Following pre-qualification, the LLC will be invited to submit a complete application package. This involves submitting all previously prepared documents through the lender’s online portal. Accurate completion and inclusion of all requested attachments help avoid processing delays.
Communication with lenders is a continuous part of the application process, as they may have follow-up questions or request additional information to clarify aspects of the application. Responding promptly and thoroughly to these inquiries can expedite the review. Lenders conduct a detailed review of the submitted information, assessing the business’s financial health, operational stability, and repayment capacity, even without a traditional credit score.
The review and approval timeline can vary, from days for fast-funding options to several weeks for complex financing. Once an offer is extended, the LLC must understand the terms and conditions, including:
Interest rates
Associated fees
Repayment schedule
Potential collateral requirements
Comparing multiple offers can help secure the most favorable terms.
Upon acceptance of a funding offer, the final step involves fund disbursement. Funds are typically transferred directly into the LLC’s business bank account. This allows the LLC to quickly deploy capital for working capital, equipment purchases, or expansion.
Establishing a strong business credit profile improves an LLC’s future access to more favorable financing. One fundamental step is obtaining a Data Universal Numbering System (DUNS) number from Dun & Bradstreet. This number is widely used by lenders and suppliers to assess business creditworthiness and is often a prerequisite for a formal business credit file.
Opening a dedicated business bank account, separate from personal finances, is an important step in building business credit and a legal requirement for LLCs. This separation demonstrates financial professionalism and allows for clear tracking of business transactions, essential for financial reporting and analysis. Consistent deposits and responsible management of this account contribute positively to a business’s financial reputation.
Securing a business phone number and a physical business address adds to the LLC’s professional image and legitimacy. These details contribute to establishing a verifiable business presence and a credible business profile.
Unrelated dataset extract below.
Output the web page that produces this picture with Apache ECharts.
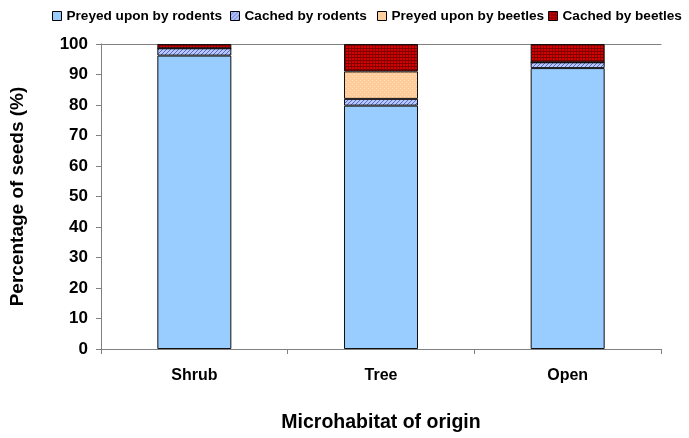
<!DOCTYPE html>
<html><head><meta charset="utf-8">
<script src="https://cdn.jsdelivr.net/npm/echarts@6/dist/echarts.min.js"></script>
<style>html,body{margin:0;padding:0;background:#fff}#c{width:689px;height:438px}</style>
</head><body><div id="c"></div>
<script>
var categories = ['Shrub', 'Tree', 'Open'];
var seriesNames = ['Preyed upon by rodents', 'Cached by rodents', 'Preyed upon by beetles', 'Cached by beetles'];
var preyedRodents = [96.2, 79.8, 92.1];
var cachedRodents = [2.4, 2.2, 1.9];
var preyedBeetles = [0, 9.0, 0];
var cachedBeetles = [1.4, 9.0, 6.0];
var yTicks = [0, 10, 20, 30, 40, 50, 60, 70, 80, 90, 100];

function pat(draw, w, h) {
  var c = document.createElement('canvas'); c.width = w; c.height = h;
  draw(c.getContext('2d'));
  return { image: c, repeat: 'repeat' };
}
var diag = pat(function (g) {
  g.fillStyle = '#b8c8fa'; g.fillRect(0, 0, 4, 4);
  g.fillStyle = '#5566cc';
  for (var i = 0; i < 4; i++) { g.fillRect(i, 3 - i, 1, 1); }
}, 4, 4);
var dots = pat(function (g) {
  g.fillStyle = '#ffcc99'; g.fillRect(0, 0, 4, 4);
  g.fillStyle = '#ffe2c4'; g.fillRect(0, 0, 1, 1); g.fillRect(2, 2, 1, 1);
}, 4, 4);
var grid = pat(function (g) {
  g.fillStyle = '#d80000'; g.fillRect(0, 0, 3, 3);
  g.fillStyle = '#800000'; g.fillRect(0, 0, 3, 1); g.fillRect(0, 0, 1, 3);
}, 3, 3);

var fills = ['#99ccff', diag, dots, grid];
var values = [preyedRodents, cachedRodents, preyedBeetles, cachedBeetles];
var font = "'Liberation Sans', Arial, sans-serif";

var legendLefts = [47, 225, 372, 543];
var legends = seriesNames.map(function (n, i) {
  return {
    data: [n], left: legendLefts[i], top: 4, itemWidth: 9, itemHeight: 9, itemGap: 6,
    icon: 'rect',
    textStyle: { fontFamily: font, fontWeight: 'bold', fontSize: 13.6, color: '#000' },
    itemStyle: { borderColor: '#000', borderWidth: 1 }
  };
});

var chart = echarts.init(document.getElementById('c'), null, { renderer: 'canvas' });
chart.setOption({
  animation: false,
  backgroundColor: '#fff',
  legend: legends,
  grid: { left: 101, right: 28, top: 44, bottom: 88 },
  xAxis: [{
    type: 'category', data: categories,
    axisLine: { lineStyle: { color: '#808080', width: 1 } },
    axisTick: { show: true, length: 5, inside: false, lineStyle: { color: '#808080' } },
    axisLabel: { fontFamily: font, fontWeight: 'bold', fontSize: 16, color: '#000', margin: 19 },
    name: 'Microhabitat of origin', nameLocation: 'middle', nameGap: 64,
    nameTextStyle: { fontFamily: font, fontWeight: 'bold', fontSize: 19.5, color: '#000' }
  }, {
    type: 'category', data: categories, position: 'top',
    axisLine: { show: true, lineStyle: { color: '#808080', width: 1 } },
    axisTick: { show: false }, axisLabel: { show: false }
  }],
  yAxis: {
    type: 'value', min: 0, max: 100, interval: 10,
    axisLine: { show: true, lineStyle: { color: '#808080', width: 1 } },
    axisTick: { show: true, length: 5, lineStyle: { color: '#808080' } },
    splitLine: { show: false },
    axisLabel: { fontFamily: font, fontWeight: 'bold', fontSize: 17, color: '#000', margin: 13,
      formatter: function (v) { return yTicks.indexOf(v) >= 0 ? String(v) : ''; } },
    name: 'Percentage of seeds (%)', nameLocation: 'middle', nameGap: 74,
    nameTextStyle: { fontFamily: font, fontWeight: 'bold', fontSize: 19, color: '#000' }
  },
  series: seriesNames.map(function (n, i) {
    return {
      name: n, type: 'bar', stack: 'all', barWidth: 74,
      data: values[i],
      itemStyle: { color: fills[i], borderColor: '#111', borderWidth: 1 }
    };
  })
});
</script></body></html>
Establishing vendor or supplier credit, also known as trade lines, involves securing credit terms with suppliers and ensuring timely payments. Many suppliers report payment history to business credit bureaus, and consistent on-time payments contribute positively to the LLC’s credit score. This process involves requesting net-30 or net-60 terms from suppliers, which allows the business to receive goods or services and pay for them within a specified period.
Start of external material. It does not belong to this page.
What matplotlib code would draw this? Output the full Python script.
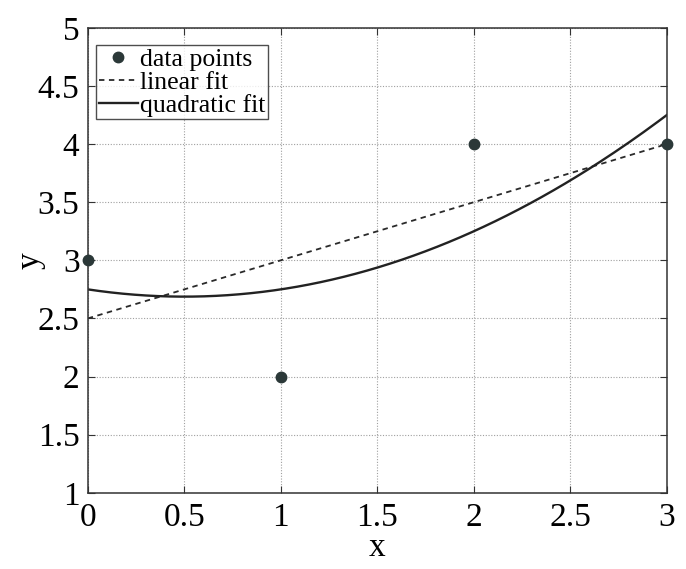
import numpy as np
import matplotlib
matplotlib.use("Agg")
import matplotlib.pyplot as plt

x_data = [0, 1, 2, 3]
y_data = [3, 2, 4, 4]
x_ticks = [0, 0.5, 1, 1.5, 2, 2.5, 3]
y_ticks = [1, 1.5, 2, 2.5, 3, 3.5, 4, 4.5, 5]
x_tick_labels = ["0", "0.5", "1", "1.5", "2", "2.5", "3"]
y_tick_labels = ["1", "1.5", "2", "2.5", "3", "3.5", "4", "4.5", "5"]

plt.rcParams['font.family'] = ['Liberation Serif', 'DejaVu Serif']

fig = plt.figure(figsize=(6.86, 5.69), dpi=100)
ax = fig.add_axes([0.128, 0.134, 0.844, 0.817])

lin = np.polyfit(x_data, y_data, 1)
quad = np.polyfit(x_data, y_data, 2)
xs = np.linspace(0, 3, 200)

ax.plot(x_data, y_data, 'o', color='#2b3838', markersize=7.5, label='data points', zorder=5, clip_on=False)
ax.plot(xs, np.polyval(lin, xs), '--', color='#2a2a2a', linewidth=1.3, dashes=(3, 2.5), label='linear fit')
ax.plot(xs, np.polyval(quad, xs), '-', color='#222222', linewidth=1.7, label='quadratic fit')

ax.set_xlim(0, 3)
ax.set_ylim(1, 5)
ax.set_xticks(x_ticks)
ax.set_xticklabels(x_tick_labels)
ax.set_yticks(y_ticks)
ax.set_yticklabels(y_tick_labels)
ax.tick_params(direction='in', labelsize=24, length=5, top=True, right=True, color='#333333')
ax.tick_params(axis='x', pad=7)
ax.tick_params(axis='y', pad=6)
ax.grid(True, linestyle=(0, (1, 1.5)), color='#a0a0a0', linewidth=0.8)
for s in ax.spines.values():
    s.set_color('#333333')
    s.set_linewidth(1.1)

ax.set_xlabel('x', fontsize=24, labelpad=0)
ax.set_ylabel('y', fontsize=24, labelpad=-6)

leg = ax.legend(loc='upper left', bbox_to_anchor=(0.015, 0.963), fontsize=18.5, frameon=True,
                fancybox=False, edgecolor='#222222', borderpad=0.1, labelspacing=0.0,
                handlelength=1.5, handletextpad=0.1, borderaxespad=0.0)
leg.get_frame().set_linewidth(1.0)

fig.savefig('out.png', dpi=100)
Applying for a business credit card, particularly secured or starter options, provides another avenue for building credit. Even with limited history, some card issuers offer products designed for new businesses that report payment activity to major business credit bureaus. Consistent, on-time payments on these cards demonstrate creditworthiness and help establish a positive payment history, a primary component of a strong credit score.
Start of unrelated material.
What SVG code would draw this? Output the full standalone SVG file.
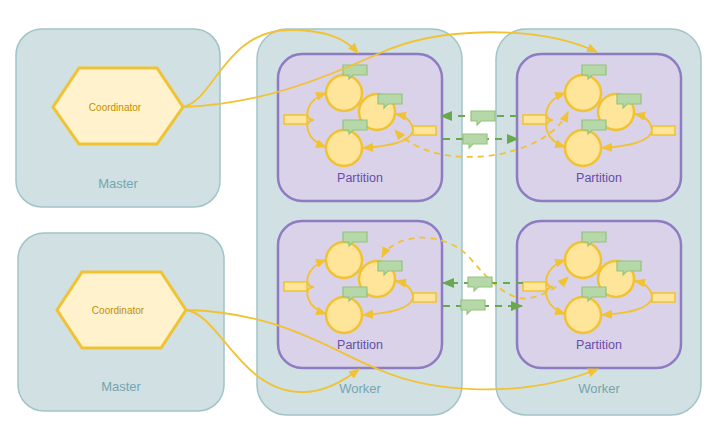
<svg xmlns="http://www.w3.org/2000/svg" xmlns:xlink="http://www.w3.org/1999/xlink" width="720" height="444" viewBox="0 0 720 444">
<style>
.box{fill:#d0e0e3;stroke:#a2c4c9;stroke-width:1.5}
.boxlbl{font-family:"Liberation Sans",Arial,sans-serif;font-size:13px;fill:#76a5af;text-anchor:middle}
.part{fill:#d9d2e9;stroke:#8e7cc3;stroke-width:2.5}
.partlbl{font-family:"Liberation Sans",Arial,sans-serif;font-size:12.5px;fill:#674ea7;text-anchor:middle}
.hex{fill:#fff2cc;stroke:#f1c232;stroke-width:3}
.hexlbl{font-family:"Liberation Sans",Arial,sans-serif;font-size:10px;fill:#bf9000;text-anchor:middle}
.vert{fill:#ffe599;stroke:#f1c232;stroke-width:2.5}
.msg{fill:#ffe599;stroke:#f1c232;stroke-width:1.5}
.call{fill:#b6d7a8;stroke:#93c47d;stroke-width:1.2}
.edge{fill:none;stroke:#f1c232;stroke-width:1.8}
.yd{fill:none;stroke:#f1c232;stroke-width:1.8;stroke-dasharray:6 5}
.gd{fill:none;stroke:#6aa84f;stroke-width:2;stroke-dasharray:7 6}
</style>
<defs>
<marker id="ay" markerUnits="userSpaceOnUse" markerWidth="12" markerHeight="10" refX="10" refY="4.5" orient="auto-start-reverse"><path d="M0,0 L11,4.5 L0,9 Z" fill="#f1c232"/></marker>
<marker id="ag" markerUnits="userSpaceOnUse" markerWidth="12" markerHeight="12" refX="11" refY="5" orient="auto"><path d="M0,0 L12,5 L0,10 Z" fill="#6aa84f"/></marker>
<path id="callout" d="M0,0 H24 V10 H10 L6,14 V10 H0 Z"/>
<g id="inner">
<circle class="vert" cx="344" cy="93" r="18"/>
<circle class="vert" cx="377" cy="112" r="18"/>
<circle class="vert" cx="344" cy="148" r="18"/>
<rect class="msg" x="284" y="115" width="23" height="9"/>
<rect class="msg" x="413" y="126" width="23" height="9"/>
<use href="#callout" class="call" x="343" y="65"/>
<use href="#callout" class="call" x="378" y="94"/>
<use href="#callout" class="call" x="343" y="120"/>
</g>
<g id="innerEdges">
<path class="edge" d="M314 120 C302 120,306 100,326 93" marker-end="url(#ay)"/>
<path class="edge" d="M314 120 C302 120,306 140,326 147" marker-end="url(#ay)"/>
<path class="edge" d="M413 130 C412 121,405 116,396 114" marker-end="url(#ay)"/>
<path class="edge" d="M413 131 C410 142,390 146,363 148" marker-end="url(#ay)"/>
</g>
</defs>
<rect width="720" height="444" fill="#ffffff"/>
<g id="master1">
<rect class="box" x="16" y="29" width="204" height="178" rx="26"/>
<text class="boxlbl" x="118" y="187.5">Master</text>
</g>
<g id="master2">
<rect class="box" x="18" y="233" width="206" height="178" rx="26"/>
<text class="boxlbl" x="121" y="390.5">Master</text>
</g>
<g id="worker1">
<rect class="box" x="257" y="29" width="205" height="386" rx="30"/>
<text class="boxlbl" x="360" y="392.5">Worker</text>
</g>
<g id="worker2">
<rect class="box" x="496" y="29" width="205" height="386" rx="30"/>
<text class="boxlbl" x="599" y="392.5">Worker</text>
</g>
<g id="coordinator1">
<polygon class="hex" points="53,107 79,68 157,68 183,107 157,144 79,144"/>
<text class="hexlbl" x="115" y="110.5">Coordinator</text>
</g>
<g id="coordinator2">
<polygon class="hex" points="57,310 82,272 161,272 186,310 161,348 82,348"/>
<text class="hexlbl" x="118" y="313.5">Coordinator</text>
</g>
<g id="partition-tl">
<rect class="part" x="278" y="54" width="164" height="147" rx="24"/>
<text class="partlbl" x="360" y="181.5">Partition</text>
<use href="#inner"/>
</g>
<g id="partition-tr" transform="translate(239,0)">
<rect class="part" x="278" y="54" width="164" height="147" rx="24"/>
<text class="partlbl" x="360" y="181.5">Partition</text>
<use href="#inner"/>
</g>
<g id="partition-bl" transform="translate(0,167)">
<rect class="part" x="278" y="54" width="164" height="147" rx="24"/>
<text class="partlbl" x="360" y="181.5">Partition</text>
<use href="#inner"/>
</g>
<g id="partition-br" transform="translate(239,167)">
<rect class="part" x="278" y="54" width="164" height="147" rx="24"/>
<text class="partlbl" x="360" y="181.5">Partition</text>
<use href="#inner"/>
</g>
<g id="connectors">
<use href="#innerEdges"/>
<use href="#innerEdges" transform="translate(239,0)"/>
<use href="#innerEdges" transform="translate(0,167)"/>
<use href="#innerEdges" transform="translate(239,167)"/>
<path class="yd" d="M568 112 C545 160,435 175,395 130" marker-start="url(#ay)" marker-end="url(#ay)"/>
<path class="yd" d="M382 257 C395 232,445 230,470 258 C490 282,510 302,530 298 C545 295,558 287,568 277" marker-start="url(#ay)" marker-end="url(#ay)"/>
<path class="gd" d="M517 116 L441 116" marker-end="url(#ag)"/>
<path class="gd" d="M443 139 L518 139" marker-end="url(#ag)"/>
<path class="gd" d="M523 283 L443 283" marker-end="url(#ag)"/>
<path class="gd" d="M443 306 L522 306" marker-end="url(#ag)"/>
<use href="#callout" class="call" x="471" y="111"/>
<use href="#callout" class="call" x="463" y="134"/>
<use href="#callout" class="call" x="468" y="277"/>
<use href="#callout" class="call" x="461" y="300"/>
<path class="edge" d="M183 107 C215 100,225 30,290 30 C325 30,345 38,358 53" marker-end="url(#ay)"/>
<path class="edge" d="M183 107 C260 104,320 80,380 53 C440 26,540 25,597 52" marker-end="url(#ay)"/>
<path class="edge" d="M186 310 C220 315,240 390,300 392 C325 393,345 380,359 369" marker-end="url(#ay)"/>
<path class="edge" d="M186 310 C280 312,330 350,380 370 C430 392,520 400,598 369" marker-end="url(#ay)"/>
</g>
</svg>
The most fundamental principle for building good credit, both personal and business, is consistently paying all bills on time. This includes rent, utilities, supplier invoices, and any existing loan or credit card payments. A history of timely payments is the strongest indicator of financial responsibility and reliability. Regularly monitoring business credit reports from agencies like Dun & Bradstreet, Experian, and Equifax allows an LLC to track its progress and identify any inaccuracies.